Requirements – Give the data below again exactly as written, without its pictures.

|---|

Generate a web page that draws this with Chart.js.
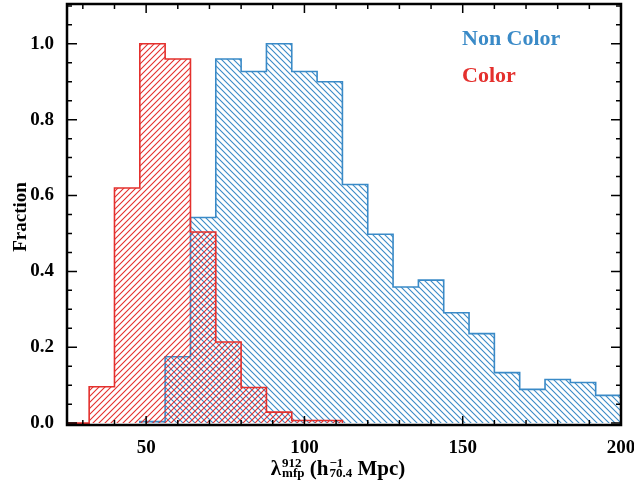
<!DOCTYPE html>
<html>
<head>
<meta charset="utf-8">
<script src="https://cdn.jsdelivr.net/npm/chart.js@4"></script>
<style>
  body { margin: 0; background: #fff; }
  canvas { display: block; }
</style>
</head>
<body>
<canvas id="histChart" width="634" height="482"></canvas>
<script>
// bin edges (lambda_mfp, h^-1 Mpc), 8 wide
var binEdges = [24, 32, 40, 48, 56, 64, 72, 80, 88, 96, 104, 112, 120, 128, 136, 144, 152, 160, 168, 176, 184, 192, 200];
// null = no line drawn for that bin
var colorFrac = [0, 0.096, 0.62, 1.0, 0.96, 0.504, 0.214, 0.094, 0.029, 0.007, 0.007, null, null, null, null, null, null, null, null, null, null, null];
var nonColorFrac = [null, null, null, 0.004, 0.175, 0.542, 0.96, 0.927, 1.0, 0.927, 0.9, 0.629, 0.498, 0.359, 0.377, 0.291, 0.236, 0.133, 0.089, 0.115, 0.107, 0.073];

var xMajorTicks = [50, 100, 150, 200];
var xMinorTicks = [30, 40, 60, 70, 80, 90, 110, 120, 130, 140, 160, 170, 180, 190];
var yMajorTicks = [0, 0.2, 0.4, 0.6, 0.8, 1.0];
var yMinorTicks = [0.05, 0.1, 0.15, 0.25, 0.3, 0.35, 0.45, 0.5, 0.55, 0.65, 0.7, 0.75, 0.85, 0.9, 0.95, 1.05, 1.1];

var blue = '#3a8ac7';
var red = '#e4302d';
var serif = '"Liberation Serif", "DejaVu Serif", serif';

// turn bin values into step points
function steps(vals) {
  var pts = [];
  var last = -1;
  for (var i = 0; i < vals.length; i++) {
    if (vals[i] === null) continue;
    if (pts.length === 0) pts.push({x: binEdges[i], y: 0});
    pts.push({x: binEdges[i], y: vals[i]});
    last = i;
  }
  pts.push({x: binEdges[last + 1], y: vals[last]});
  pts.push({x: binEdges[last + 1], y: 0});
  return pts;
}

// diagonal hatch fill
function hatch(color, slash) {
  var c = document.createElement('canvas');
  c.width = 6; c.height = 6;
  var g = c.getContext('2d');
  g.strokeStyle = color;
  g.lineWidth = 1.1;
  g.beginPath();
  if (slash) {
    g.moveTo(0, 6); g.lineTo(6, 0);
    g.moveTo(-1, 1); g.lineTo(1, -1);
    g.moveTo(5, 7); g.lineTo(7, 5);
  } else {
    g.moveTo(0, 0); g.lineTo(6, 6);
    g.moveTo(5, -1); g.lineTo(7, 1);
    g.moveTo(-1, 5); g.lineTo(1, 7);
  }
  g.stroke();
  return g.createPattern(c, 'repeat');
}

// frame + inward ticks on all four sides, legend text, axis titles
var framePlugin = {
  id: 'frame',
  afterDatasetsDraw: function(chart) {
    var ctx = chart.ctx;
    var a = chart.chartArea;
    var xs = chart.scales.x, ys = chart.scales.y;
    ctx.save();
    ctx.strokeStyle = '#000';
    ctx.lineWidth = 1.5;
    ctx.beginPath();
    function xt(v, len) {
      var px = xs.getPixelForValue(v);
      ctx.moveTo(px, a.bottom); ctx.lineTo(px, a.bottom - len);
      ctx.moveTo(px, a.top); ctx.lineTo(px, a.top + len);
    }
    function yt(v, len) {
      var py = ys.getPixelForValue(v);
      ctx.moveTo(a.left, py); ctx.lineTo(a.left + len, py);
      ctx.moveTo(a.right, py); ctx.lineTo(a.right - len, py);
    }
    xMajorTicks.forEach(function(v) { xt(v, 9); });
    xMinorTicks.forEach(function(v) { xt(v, 5); });
    yMajorTicks.forEach(function(v) { yt(v, 10); });
    yMinorTicks.forEach(function(v) { yt(v, 5); });
    ctx.stroke();
    ctx.lineWidth = 2.5;
    ctx.strokeRect(a.left, a.top, a.right - a.left, a.bottom - a.top);

    // legend
    ctx.font = 'bold 22px ' + serif;
    ctx.textBaseline = 'alphabetic';
    ctx.textAlign = 'left';
    ctx.fillStyle = blue;
    ctx.fillText('Non Color', 462, 45);
    ctx.fillStyle = red;
    ctx.fillText('Color', 462, 82);

    // y title
    ctx.fillStyle = '#000';
    ctx.font = 'bold 19px ' + serif;
    ctx.save();
    ctx.translate(26, 217);
    ctx.rotate(-Math.PI / 2);
    ctx.textAlign = 'center';
    ctx.fillText('Fraction', 0, 0);
    ctx.restore();

    // x title with stacked super/subscripts
    var big = 'bold 21px ' + serif, small = 'bold 13px ' + serif;
    var parts = [
      {t: 'λ'},
      {sup: '912', sub: 'mfp'},
      {t: ' (h'},
      {sup: '\u22121', sub: '70.4'},
      {t: ' Mpc)'}
    ];
    var total = 0;
    parts.forEach(function(p) {
      if (p.t) { ctx.font = big; p.w = ctx.measureText(p.t).width; }
      else { ctx.font = small; p.w = Math.max(ctx.measureText(p.sup).width, ctx.measureText(p.sub).width) + 1; }
      total += p.w;
    });
    var x = 338 - total / 2;
    parts.forEach(function(p) {
      if (p.t) { ctx.font = big; ctx.fillText(p.t, x, 475); }
      else {
        ctx.font = small;
        ctx.fillText(p.sup, x + 1, 467);
        ctx.fillText(p.sub, x + 1, 477);
      }
      x += p.w;
    });
    ctx.restore();
  }
};

var histChart = new Chart(document.getElementById('histChart'), {
  type: 'line',
  data: {
    datasets: [{
      label: 'Color',
      data: steps(colorFrac),
      stepped: 'before',
      borderColor: red,
      borderWidth: 1.6,
      backgroundColor: hatch(red, true),
      fill: 'origin',
      pointRadius: 0,
      order: 0
    }, {
      label: 'Non Color',
      data: steps(nonColorFrac),
      stepped: 'before',
      borderColor: blue,
      borderWidth: 1.6,
      backgroundColor: hatch(blue, false),
      fill: 'origin',
      pointRadius: 0,
      order: 1
    }]
  },
  options: {
    responsive: false,
    animation: false,
    layout: { padding: { top: 4, right: 13, left: 0, bottom: 0 } },
    plugins: { legend: { display: false }, tooltip: { enabled: false } },
    scales: {
      x: {
        type: 'linear',
        min: 25,
        max: 200,
        grid: { display: false },
        border: { display: false },
        ticks: {
          color: '#000',
          font: { family: serif, size: 19, weight: 'bold' },
          padding: 4,
          maxRotation: 0,
          autoSkip: false
        },
        afterBuildTicks: function(s) { s.ticks = xMajorTicks.map(function(v) { return {value: v}; }); },
        afterFit: function(s) { s.height = 57; s.paddingLeft = 0; s.paddingRight = 0; }
      },
      y: {
        min: -0.005,
        max: 1.105,
        grid: { display: false },
        border: { display: false },
        ticks: {
          color: '#000',
          font: { family: serif, size: 19, weight: 'bold' },
          padding: 5,
          callback: function(v) { return v.toFixed(1); }
        },
        afterBuildTicks: function(s) { s.ticks = yMajorTicks.map(function(v) { return {value: v}; }); },
        afterFit: function(s) { s.width = 67; s.paddingTop = 0; s.paddingBottom = 0; }
      }
    }
  },
  plugins: [framePlugin]
});
</script>
</body>
</html>
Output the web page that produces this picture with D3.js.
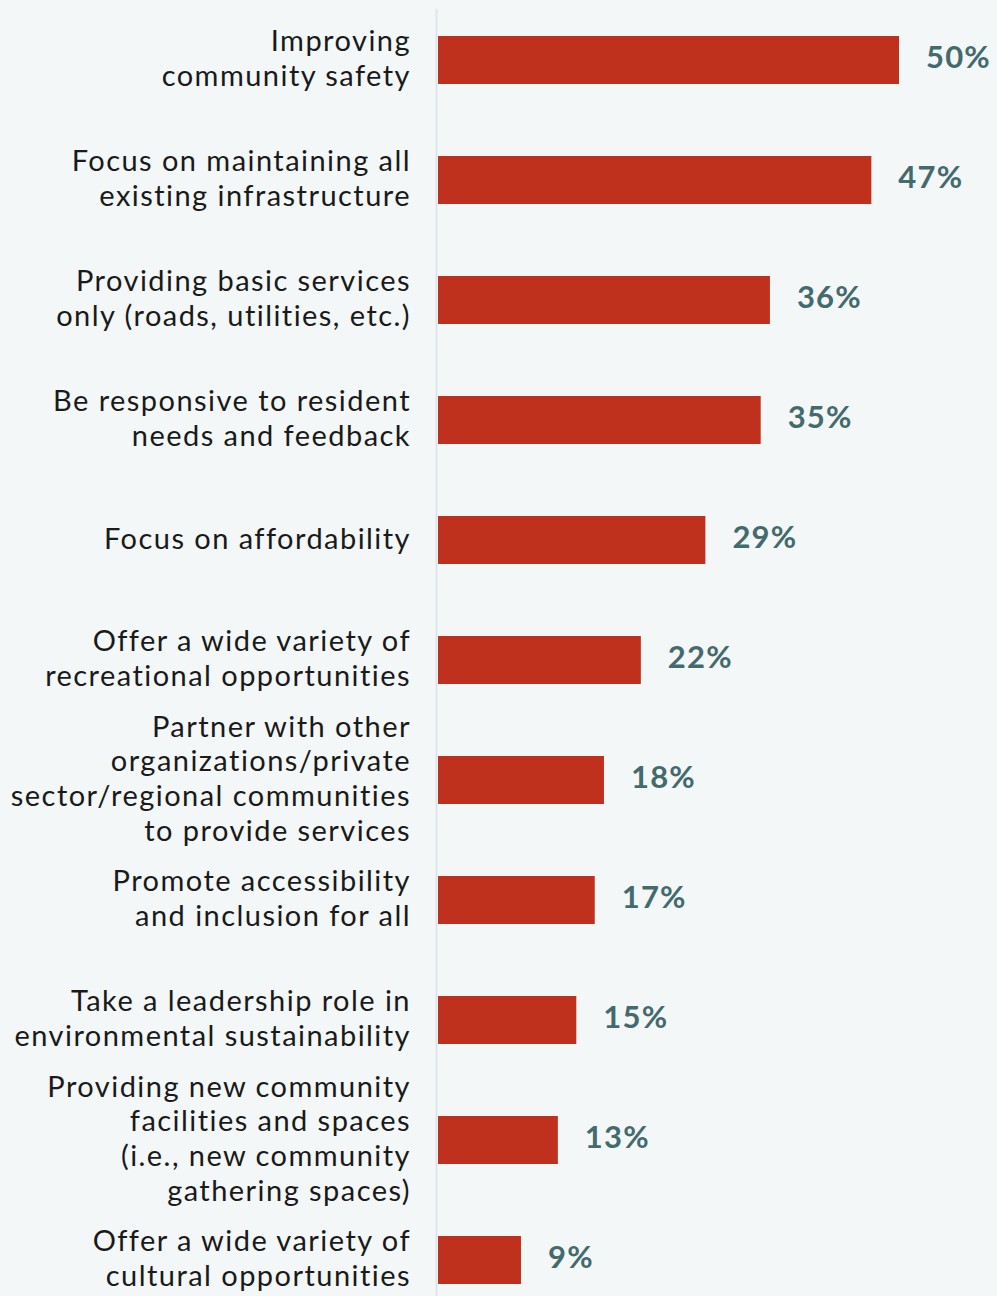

|---|

The solution –
Generate a web page that draws this with Chart.js.
<!DOCTYPE html>
<html>
<head>
<meta charset="utf-8">
<script src="https://cdn.jsdelivr.net/npm/chart.js@4"></script>
<style>
  body { margin: 0; background: #fff; }
  canvas { display: block; }
</style>
</head>
<body>
<canvas id="histChart" width="634" height="482"></canvas>
<script>
// bin edges (lambda_mfp, h^-1 Mpc), 8 wide
var binEdges = [24, 32, 40, 48, 56, 64, 72, 80, 88, 96, 104, 112, 120, 128, 136, 144, 152, 160, 168, 176, 184, 192, 200];
// null = no line drawn for that bin
var colorFrac = [0, 0.096, 0.62, 1.0, 0.96, 0.504, 0.214, 0.094, 0.029, 0.007, 0.007, null, null, null, null, null, null, null, null, null, null, null];
var nonColorFrac = [null, null, null, 0.004, 0.175, 0.542, 0.96, 0.927, 1.0, 0.927, 0.9, 0.629, 0.498, 0.359, 0.377, 0.291, 0.236, 0.133, 0.089, 0.115, 0.107, 0.073];

var xMajorTicks = [50, 100, 150, 200];
var xMinorTicks = [30, 40, 60, 70, 80, 90, 110, 120, 130, 140, 160, 170, 180, 190];
var yMajorTicks = [0, 0.2, 0.4, 0.6, 0.8, 1.0];
var yMinorTicks = [0.05, 0.1, 0.15, 0.25, 0.3, 0.35, 0.45, 0.5, 0.55, 0.65, 0.7, 0.75, 0.85, 0.9, 0.95, 1.05, 1.1];

var blue = '#3a8ac7';
var red = '#e4302d';
var serif = '"Liberation Serif", "DejaVu Serif", serif';

// turn bin values into step points
function steps(vals) {
  var pts = [];
  var last = -1;
  for (var i = 0; i < vals.length; i++) {
    if (vals[i] === null) continue;
    if (pts.length === 0) pts.push({x: binEdges[i], y: 0});
    pts.push({x: binEdges[i], y: vals[i]});
    last = i;
  }
  pts.push({x: binEdges[last + 1], y: vals[last]});
  pts.push({x: binEdges[last + 1], y: 0});
  return pts;
}

// diagonal hatch fill
function hatch(color, slash) {
  var c = document.createElement('canvas');
  c.width = 6; c.height = 6;
  var g = c.getContext('2d');
  g.strokeStyle = color;
  g.lineWidth = 1.1;
  g.beginPath();
  if (slash) {
    g.moveTo(0, 6); g.lineTo(6, 0);
    g.moveTo(-1, 1); g.lineTo(1, -1);
    g.moveTo(5, 7); g.lineTo(7, 5);
  } else {
    g.moveTo(0, 0); g.lineTo(6, 6);
    g.moveTo(5, -1); g.lineTo(7, 1);
    g.moveTo(-1, 5); g.lineTo(1, 7);
  }
  g.stroke();
  return g.createPattern(c, 'repeat');
}

// frame + inward ticks on all four sides, legend text, axis titles
var framePlugin = {
  id: 'frame',
  afterDatasetsDraw: function(chart) {
    var ctx = chart.ctx;
    var a = chart.chartArea;
    var xs = chart.scales.x, ys = chart.scales.y;
    ctx.save();
    ctx.strokeStyle = '#000';
    ctx.lineWidth = 1.5;
    ctx.beginPath();
    function xt(v, len) {
      var px = xs.getPixelForValue(v);
      ctx.moveTo(px, a.bottom); ctx.lineTo(px, a.bottom - len);
      ctx.moveTo(px, a.top); ctx.lineTo(px, a.top + len);
    }
    function yt(v, len) {
      var py = ys.getPixelForValue(v);
      ctx.moveTo(a.left, py); ctx.lineTo(a.left + len, py);
      ctx.moveTo(a.right, py); ctx.lineTo(a.right - len, py);
    }
    xMajorTicks.forEach(function(v) { xt(v, 9); });
    xMinorTicks.forEach(function(v) { xt(v, 5); });
    yMajorTicks.forEach(function(v) { yt(v, 10); });
    yMinorTicks.forEach(function(v) { yt(v, 5); });
    ctx.stroke();
    ctx.lineWidth = 2.5;
    ctx.strokeRect(a.left, a.top, a.right - a.left, a.bottom - a.top);

    // legend
    ctx.font = 'bold 22px ' + serif;
    ctx.textBaseline = 'alphabetic';
    ctx.textAlign = 'left';
    ctx.fillStyle = blue;
    ctx.fillText('Non Color', 462, 45);
    ctx.fillStyle = red;
    ctx.fillText('Color', 462, 82);

    // y title
    ctx.fillStyle = '#000';
    ctx.font = 'bold 19px ' + serif;
    ctx.save();
    ctx.translate(26, 217);
    ctx.rotate(-Math.PI / 2);
    ctx.textAlign = 'center';
    ctx.fillText('Fraction', 0, 0);
    ctx.restore();

    // x title with stacked super/subscripts
    var big = 'bold 21px ' + serif, small = 'bold 13px ' + serif;
    var parts = [
      {t: 'λ'},
      {sup: '912', sub: 'mfp'},
      {t: ' (h'},
      {sup: '\u22121', sub: '70.4'},
      {t: ' Mpc)'}
    ];
    var total = 0;
    parts.forEach(function(p) {
      if (p.t) { ctx.font = big; p.w = ctx.measureText(p.t).width; }
      else { ctx.font = small; p.w = Math.max(ctx.measureText(p.sup).width, ctx.measureText(p.sub).width) + 1; }
      total += p.w;
    });
    var x = 338 - total / 2;
    parts.forEach(function(p) {
      if (p.t) { ctx.font = big; ctx.fillText(p.t, x, 475); }
      else {
        ctx.font = small;
        ctx.fillText(p.sup, x + 1, 467);
        ctx.fillText(p.sub, x + 1, 477);
      }
      x += p.w;
    });
    ctx.restore();
  }
};

var histChart = new Chart(document.getElementById('histChart'), {
  type: 'line',
  data: {
    datasets: [{
      label: 'Color',
      data: steps(colorFrac),
      stepped: 'before',
      borderColor: red,
      borderWidth: 1.6,
      backgroundColor: hatch(red, true),
      fill: 'origin',
      pointRadius: 0,
      order: 0
    }, {
      label: 'Non Color',
      data: steps(nonColorFrac),
      stepped: 'before',
      borderColor: blue,
      borderWidth: 1.6,
      backgroundColor: hatch(blue, false),
      fill: 'origin',
      pointRadius: 0,
      order: 1
    }]
  },
  options: {
    responsive: false,
    animation: false,
    layout: { padding: { top: 4, right: 13, left: 0, bottom: 0 } },
    plugins: { legend: { display: false }, tooltip: { enabled: false } },
    scales: {
      x: {
        type: 'linear',
        min: 25,
        max: 200,
        grid: { display: false },
        border: { display: false },
        ticks: {
          color: '#000',
          font: { family: serif, size: 19, weight: 'bold' },
          padding: 4,
          maxRotation: 0,
          autoSkip: false
        },
        afterBuildTicks: function(s) { s.ticks = xMajorTicks.map(function(v) { return {value: v}; }); },
        afterFit: function(s) { s.height = 57; s.paddingLeft = 0; s.paddingRight = 0; }
      },
      y: {
        min: -0.005,
        max: 1.105,
        grid: { display: false },
        border: { display: false },
        ticks: {
          color: '#000',
          font: { family: serif, size: 19, weight: 'bold' },
          padding: 5,
          callback: function(v) { return v.toFixed(1); }
        },
        afterBuildTicks: function(s) { s.ticks = yMajorTicks.map(function(v) { return {value: v}; }); },
        afterFit: function(s) { s.width = 67; s.paddingTop = 0; s.paddingBottom = 0; }
      }
    }
  },
  plugins: [framePlugin]
});
</script>
</body>
</html>
Output the web page that produces this picture with D3.js.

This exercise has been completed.